Assemblage



Digital music is extending physical (analogue) and musical (remix, sampled) boundaries, across places (geographically) and spaces (public and private).  Sterne (2006) bemoans that in academic literature the study of sound gets ignored: within academic circles, most of the attention in the context of digitality is focusing on imagery. YouTube manages to treat uploads as ‘entities’, without apparent discrimination, in as far that images and sounds receive the same interface: at times,  fans upload moving images on other occasions, uploads will be sound files, accompanied by a single image. Sterne (2006,p.19) reflects on the making of the movie 'The Matrix' which first saw the special technique of ‘image sampling’: images are shot from real life situations, digitised into a computer, and scenes are then recreated virtually. YouTube can be seen as performing the same function: live music footage (analogue and digital) gets uploaded, and re-appropiated into computer-generated environments. As Sterne suggests, virtuality has become multi-sensory. I would like to suggest that YouTube can be a digital video sampling tool, shot from different angles, many phone cameras taking images of the same live performance, a visual treat, although not every footage is necessarily of the same quality but that the music fan may ignore.

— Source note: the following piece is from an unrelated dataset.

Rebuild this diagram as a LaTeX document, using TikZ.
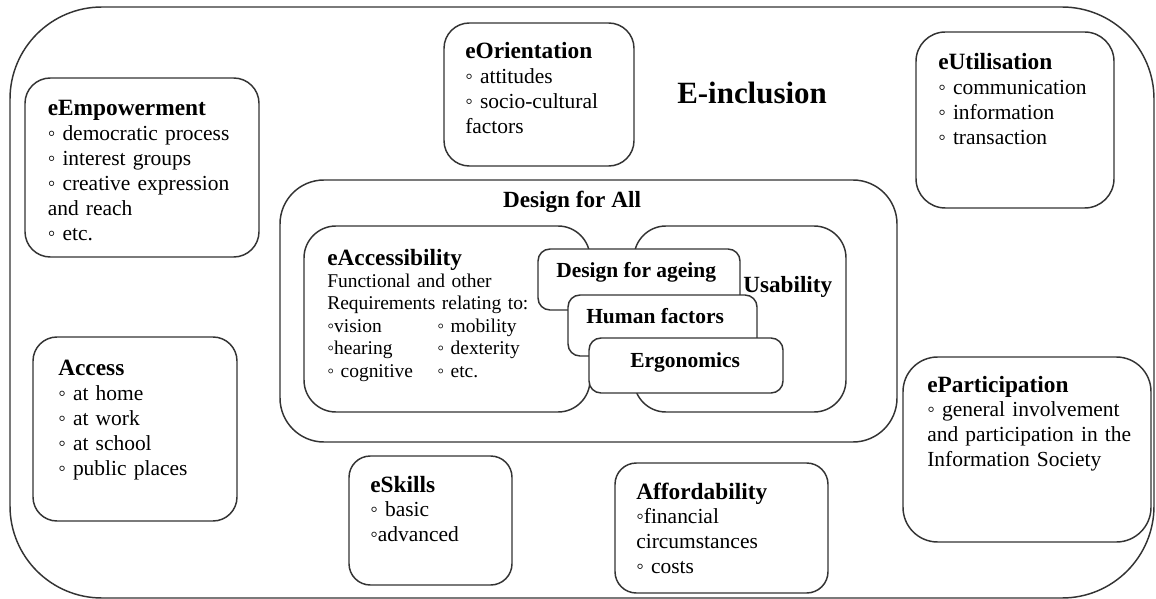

Grusin (2009, p. 61) defines YouTube’s ‘remediality’ through 'the immedicay of its extensive, seemingly global monitoring and through the hypermediacy of its multiple network of YouTube users, bloggers, news media and social networkers and so forth'.
These concepts of 'remediality', 'immediacy' and 'hypermediacy' which Grusin, and his co-author Jay David Bolter,  put forward are complex (see this blog for an explanatory note), and in essence relate to how users (including music fans) interact with online environments, the interfaces on offer (the screen-to-face) and the manipulation of any gadgets involved. This 'triangle of assemblage' allows for a temporary suspension of real life condition, and activates a simulation, a superimposition of proximity to the musical artifact: a live performance, an old video, an interview, a remix of a track.

However, as Grusin (2009, p. 66) points out, moving on from Jenkins’s suggestion of media convergence, the seamlessly interconnected network of data, media, forms and things does not stop with re-purposing of any kind of media into its digital equivalent. Today we have a proliferation of many different media forms for interacting with the network, different appliances such as phones, consoles, PCs, laptops, pads etc which all carry an increased proliferation of interconnected media interfaces (not only YouTube but the variety of social media platforms such as Facebook, Twitter etc. ) and ‘leaving as many traces  of yourself on as many media becomes a culturally desirable goal’. Creating these active feedback loops through liking, re-posting, commenting thus contributes to the perpetuation of the music fan’s pleasurable experience.  Where we used to have a convergence of mass media, we now see a 'divergence of audience and message, temporarily and territorially fostering multiple points of view, a network 'long tail' embedded in thousands of  channels. (p. 66) YouTube is thus convergence and divergence simultaneously, a temporal perspective. As Burgess and Green (2009) suggest, 'YouTube reinforces not representation of reality, but technologies of representation.' (p. 41) 

Interestingly, Tredennick’s(2008) second feature of digital culture, following on from the participatory functionality, relates to the digital culture’s impact on the ‘narrative’. For the YouTube music fan, we have the ultimate act of separation, where narratives are dislocated. Uploading a video and providing comments (when ‘signed up’ in the YouTube community) offers access to the YouTube ‘glocality’ (Martin Hand, 2008, p. 23) Yet, re-appropriating the same video upload onto another blog (including this one) a website or Facebook and Twitter, disrupts the comment feed, with a narrative dis-located, in between online spaces, deterritorialised from its initial territorialisation.
This assembling and re-assembling of images, connected and disconnected within their narratives, allows for a continuous interpretation, a narrative never complete and at times lost.